Les abus sexuels sur mineurs de quinze ans


L'article 2 de la loi vise à empêcher que les poursuites contres personnes ayant commis des abus sexuels sur des mineurs de quinze ans soient entravées par l'existence d'un consentement de l'enfant. A l'origine, la ministre de la justice avait annoncé son intention d'établir dans ce cas une "présomption de non-consentement". Heureusement, la loi ne reprend pas cette idée un peu étrange qui conduisait à établir une présomption de culpabilité de la personne majeure, principe totalement incompatible avec l'article 9 de la Déclaration des droits de l'homme et du citoyen qui proclame le caractère général et absolu de la présomption d'innocence, et avec la jurisprudence du Conseil constitutionnel qui en garantit le respect.

La loi préfère donc affirmer que « la contrainte morale ou la surprise sont caractérisées par l’abus de vulnérabilité de la victime ne disposant pas du discernement nécessaire pour ces actes ».  Cette contrainte morale peut résulter « de la différence d’âge existant entre la victime et l’auteur des faits et de l’autorité de droit ou de fait que celui-ci exerce sur la victime, cette autorité de fait pouvant être caractérisée par une différence d’âge significative entre la victime mineure et l’auteur majeur ». Il s'agit donc d'offrir aux juges d'atténuer l'effet du consentement du mineur. La jurisprudence devra évidemment préciser selon quels critères cette différence d'âge est appréciée, âge des protagonistes, maturité ou immaturité de la victime, vulnérabilité particulière etc. 

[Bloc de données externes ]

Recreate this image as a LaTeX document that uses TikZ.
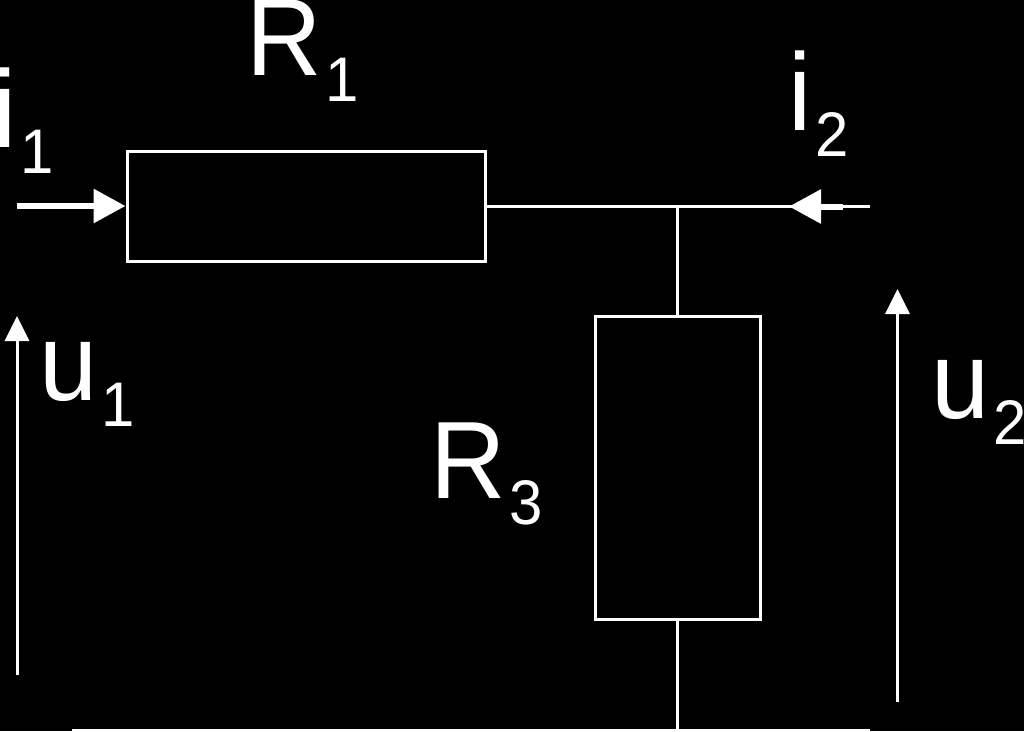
\documentclass[tikz,border=0pt]{standalone}
\usepackage{fontspec}
\setmainfont[FakeStretch=0.95]{Liberation Sans}
\usetikzlibrary{arrows.meta}
\newcommand{\lab}[2]{\fontsize{110}{110}\selectfont #1\kern4pt\raisebox{-26.5pt}{\fontsize{63}{63}\selectfont #2}}
\tikzset{
  x=1pt,y=-1pt,
  wire/.style={draw=white,line width=3pt},
  res/.style={draw=white,line width=3pt,fill=black,inner sep=0pt,outer sep=0pt,anchor=north west},
  lbl/.style={text=white,inner sep=0pt,anchor=base west},
  thin arrow/.style={draw=white,line width=3pt,-{Triangle[length=25pt,width=24pt]}},
  thick arrow/.style={draw=white,line width=6pt,-{Triangle[length=32pt,width=33pt]}}
}
\begin{document}
\begin{tikzpicture}
\useasboundingbox[fill=black] (0,0) rectangle (1024,731);
\node[res,minimum width=358pt,minimum height=110.5pt] (r1) at (127,151) {};
\node[res,minimum width=165pt,minimum height=303.5pt] (r3) at (595,316) {};
\coordinate (j) at (677.5,206.5);
\coordinate (in1) at (17,206);
\coordinate (in2) at (870,206.5);
\coordinate (in2m) at (843,206.5);
\coordinate (in2t) at (789,206.5);
\coordinate (b1) at (72,730);
\coordinate (b2) at (870,730);
\coordinate (bj) at (677.5,730);
\coordinate (u1a) at (17,675);
\coordinate (u1b) at (17,316);
\coordinate (u2a) at (897.5,702);
\coordinate (u2b) at (897.5,289);
\draw[wire] (r1.east |- j) -- (in2);
\draw[wire] (j) -- (r3.north);
\draw[wire] (r3.south) -- (bj);
\draw[wire] (b1) -- (b2);
\draw[thick arrow,shorten >=1.5pt] (in1) -- (r1.west |- in1);
\draw[thick arrow] (in2m) -- (in2t);
\draw[thin arrow] (u1a) -- (u1b);
\draw[thin arrow] (u2a) -- (u2b);
\node[lbl] (lr1) at (246,75) {\lab{R}{1}};
\node[lbl] (lr3) at (430,498) {\lab{R}{3}};
\node[lbl] (li1) at (-7,147) {\lab{i}{1}};
\node[lbl] (li2) at (788,130) {\lab{i}{2}};
\node[lbl] (lu1) at (39,400) {\lab{u}{1}};
\node[lbl] (lu2) at (931,418) {\lab{u}{2}};
\end{tikzpicture}
\end{document}
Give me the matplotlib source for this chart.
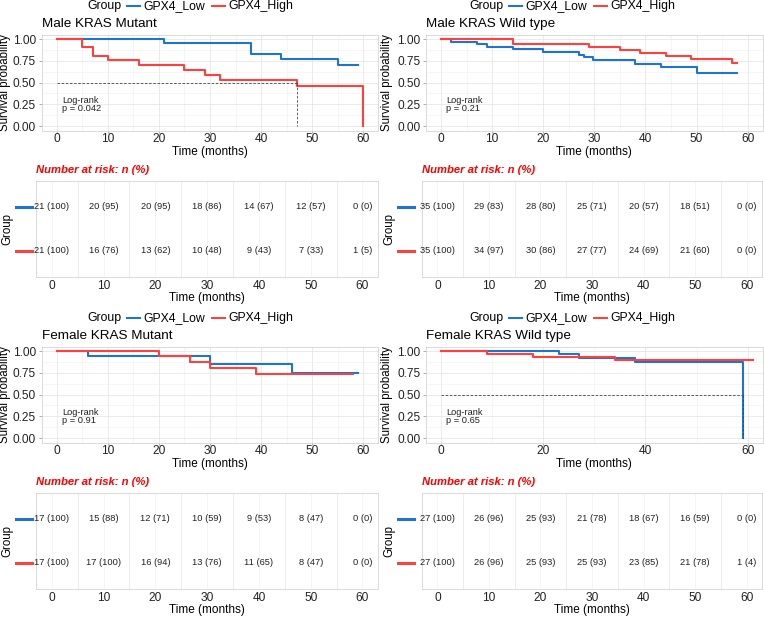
import matplotlib
matplotlib.use("Agg")
import matplotlib.pyplot as plt
from matplotlib.lines import Line2D
import numpy as np

plt.rcParams['font.family'] = ['Liberation Sans', 'DejaVu Sans']

W, H = 764, 618
BLUE = '#1F74D0'
RED = '#FF4040'

groups = ['GPX4_Low', 'GPX4_High']
risk_times = [0, 10, 20, 30, 40, 50, 60]

# Male KRAS Mutant
mm_low_t = [0, 21, 38, 44, 55, 59]
mm_low_s = [1.0, 0.952, 0.833, 0.770, 0.706, 0.706]
mm_high_t = [0, 5, 7, 10, 16, 25, 29, 32, 47, 60]
mm_high_s = [1.0, 0.905, 0.810, 0.755, 0.700, 0.642, 0.584, 0.526, 0.460, 0.0]
mm_risk_low = [21, 20, 20, 18, 14, 12, 0]
mm_risk_high = [21, 16, 13, 10, 9, 7, 1]

# Male KRAS Wild type
mw_low_t = [0, 2, 7, 9, 14, 20, 27, 28, 29.8, 38, 43, 50, 58]
mw_low_s = [1.0, 0.969, 0.943, 0.912, 0.882, 0.848, 0.818, 0.790, 0.755, 0.718, 0.684, 0.608, 0.608]
mw_high_t = [0, 14, 29, 35, 39, 44, 49, 57, 58]
mw_high_s = [1.0, 0.943, 0.910, 0.880, 0.844, 0.810, 0.768, 0.730, 0.730]
mw_risk_low = [35, 29, 28, 25, 20, 18, 0]
mw_risk_high = [35, 34, 30, 27, 24, 21, 0]

# Female KRAS Mutant
fm_low_t = [0, 6, 30, 46, 59]
fm_low_s = [1.0, 0.941, 0.846, 0.752, 0.752]
fm_high_t = [0, 20, 26, 30, 39, 58]
fm_high_s = [1.0, 0.941, 0.876, 0.806, 0.738, 0.738]
fm_risk_low = [17, 15, 12, 10, 9, 8, 0]
fm_risk_high = [17, 17, 16, 13, 11, 8, 0]

# Female KRAS Wild type
fw_low_t = [0, 23, 27, 38, 59]
fw_low_s = [1.0, 0.962, 0.923, 0.875, 0.0]
fw_high_t = [0, 9, 18, 34, 61]
fw_high_s = [1.0, 0.963, 0.926, 0.892, 0.892]
fw_risk_low = [27, 26, 25, 21, 18, 16, 0]
fw_risk_high = [27, 26, 25, 25, 23, 21, 1]

panels = [
    dict(title='Male KRAS Mutant', col=0, row=0, low=(mm_low_t, mm_low_s), high=(mm_high_t, mm_high_s),
         p='0.042', median=47, step=10, risk=(mm_risk_low, mm_risk_high)),
    dict(title='Male KRAS Wild type', col=1, row=0, low=(mw_low_t, mw_low_s), high=(mw_high_t, mw_high_s),
         p='0.21', median=None, step=10, risk=(mw_risk_low, mw_risk_high)),
    dict(title='Female KRAS Mutant', col=0, row=1, low=(fm_low_t, fm_low_s), high=(fm_high_t, fm_high_s),
         p='0.91', median=None, step=10, risk=(fm_risk_low, fm_risk_high)),
    dict(title='Female KRAS Wild type', col=1, row=1, low=(fw_low_t, fw_low_s), high=(fw_high_t, fw_high_s),
         p='0.65', median=59, step=20, risk=(fw_risk_low, fw_risk_high)),
]

fig = plt.figure(figsize=(W / 100, H / 100), dpi=100)


def add_ax(left, top, right, bottom):
    return fig.add_axes([left / W, 1 - bottom / H, (right - left) / W, (bottom - top) / H])


def style(ax):
    for s in ax.spines.values():
        s.set_color('#D4D4D4')
        s.set_linewidth(0.6)
    ax.set_axisbelow(True)


surv_x = [(41.6, 378.4), (425.7, 763.0)]
risk_x = [(36.2, 378.0), (422.0, 762.0)]
ROW = 312

for p in panels:
    x0 = 382 * p['col']
    dy = ROW * p['row']

    # legend on top
    ly = 1 - (6 + dy) / H
    fig.text((x0 + 87) / W, ly, 'Group', fontsize=8.8, va='center')
    fig.add_artist(Line2D([(x0 + 127) / W, (x0 + 140) / W], [ly, ly], color=BLUE, lw=1.5))
    fig.text((x0 + 143) / W, ly, groups[0], fontsize=8.8, va='center')
    fig.add_artist(Line2D([(x0 + 212) / W, (x0 + 225) / W], [ly, ly], color=RED, lw=1.5))
    fig.text((x0 + 228) / W, ly, groups[1], fontsize=8.8, va='center')

    # survival curves
    sl, sr = surv_x[p['col']]
    ax = add_ax(sl, 34.7 + dy, sr, 130.5 + dy)
    style(ax)
    fig.text(sl / W, 1 - (24 + dy) / H, p['title'], fontsize=9.7, va='center')
    ax.step(p['low'][0], p['low'][1], where='post', color=BLUE, lw=1.5)
    ax.step(p['high'][0], p['high'][1], where='post', color=RED, lw=1.5)
    if p['median'] is not None:
        m = p['median']
        ax.plot([0, m], [0.5, 0.5], color='#444444', lw=0.6, ls=(0, (3, 2)))
        ax.plot([m, m], [0.5, 0], color='#444444', lw=0.6, ls=(0, (3, 2)))
    ax.text(1, 0.25, 'Log-rank\np = ' + p['p'], fontsize=6.7, va='center', ha='left',
            linespacing=0.95, color='#222222')
    ax.set_xlim(-3, 63)
    ax.set_ylim(-0.05, 1.05)
    ax.set_xticks(np.arange(0, 61, p['step']))
    ax.set_xticks(np.arange(p['step'] / 2, 61, p['step']), minor=True)
    ax.set_yticks([0, 0.25, 0.5, 0.75, 1.0])
    ax.set_yticklabels(['0.00', '0.25', '0.50', '0.75', '1.00'])
    ax.set_yticks([0.125, 0.375, 0.625, 0.875], minor=True)
    ax.grid(True, which='major', color='#E3E3E3', lw=0.5)
    ax.grid(True, which='minor', color='#EFEFEF', lw=0.4)
    ax.tick_params(axis='x', which='major', length=1.5, width=0.5, color='#888888', labelsize=8.6, pad=0.3,
                   labelcolor='#222222')
    ax.tick_params(axis='y', which='major', length=2.5, width=0.5, color='#888888', labelsize=8.6, pad=1.5,
                   labelcolor='#222222')
    ax.tick_params(which='minor', length=0)
    ax.set_xlabel('Time (months)', fontsize=8.5)
    ax.xaxis.set_label_coords(0.5, -(151.5 - 130.5) / 95.8)
    ax.xaxis.label.set_va('center')
    ax.set_ylabel('Survival probability', fontsize=8.3)
    ax.yaxis.set_label_coords((5 + x0 - sl) / (sr - sl), 0.5)
    ax.yaxis.label.set_va('center')

    # risk table
    rl, rr = risk_x[p['col']]
    rax = add_ax(rl, 180.7 + dy, rr, 276.7 + dy)
    style(rax)
    fig.text(rl / W, 1 - (170 + dy) / H, 'Number at risk: n (%)', fontsize=8.1, color='#FF0000',
             fontweight='bold', fontstyle='italic', va='center')
    for row_y, counts in [(2, p['risk'][0]), (1, p['risk'][1])]:
        for t, n in zip(risk_times, counts):
            pct = int(round(100 * n / counts[0]))
            rax.text(t, row_y, f'{n} ({pct})', fontsize=6.7, ha='center', va='center', color='#222222')
    rax.set_xlim(-3, 63)
    rax.set_ylim(0.4, 2.6)
    rax.set_xticks(risk_times)
    rax.set_xticks(np.arange(5, 60, 10), minor=True)
    rax.set_yticks([])
    rax.grid(True, which='major', axis='x', color='#F2F2F2', lw=0.5)
    rax.grid(True, which='minor', axis='x', color='#E6E6E6', lw=0.5)
    rax.tick_params(which='both', length=0, labelsize=8.6, pad=2.3, labelcolor='#222222')
    ex0 = (16 + x0 - rl) / (rr - rl)
    ex1 = (32 + x0 - rl) / (rr - rl)
    trans = rax.get_yaxis_transform()
    rax.plot([ex0, ex1], [2, 2], color=BLUE, lw=2.2, transform=trans, clip_on=False)
    rax.plot([ex0, ex1], [1, 1], color=RED, lw=2.2, transform=trans, clip_on=False)
    rax.set_xlabel('Time (months)', fontsize=8.5)
    rax.xaxis.set_label_coords(0.5, -(298 - 276.7) / 96)
    rax.xaxis.label.set_va('center')
    rax.set_ylabel('Group', fontsize=8.3)
    rax.yaxis.set_label_coords((7 + x0 - rl) / (rr - rl), 0.5)
    rax.yaxis.label.set_va('center')

fig.savefig('out.png', dpi=100, facecolor='white')
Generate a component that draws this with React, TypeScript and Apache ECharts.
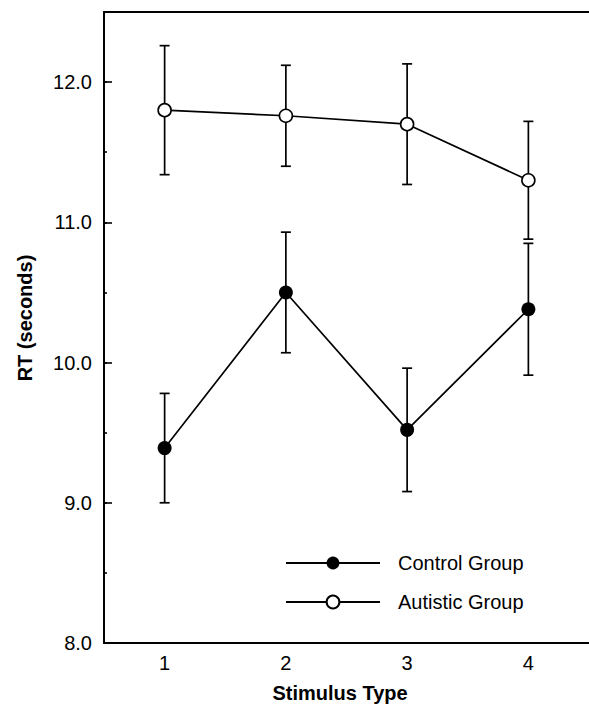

La loi du 3 août 2018 est entrée en vigueur, mais de grandes incertitudes subsistent sur sa mise en oeuvre, voire, pour certaines dispositions, sur sa constitutionnalité. La tendance du législateur serait-elle de voter des textes imprécis en laissant ensuite les juges se débrouiller au mieux ? Les réponses aux questions posées interviendront au fil de la jurisprudence. Il reste cependant à espérer que le harcèlement de rue ne donnera lieu à aucun recours, la peur du gendarme ayant conduit les harceleurs à renoncer à leur coupable activité.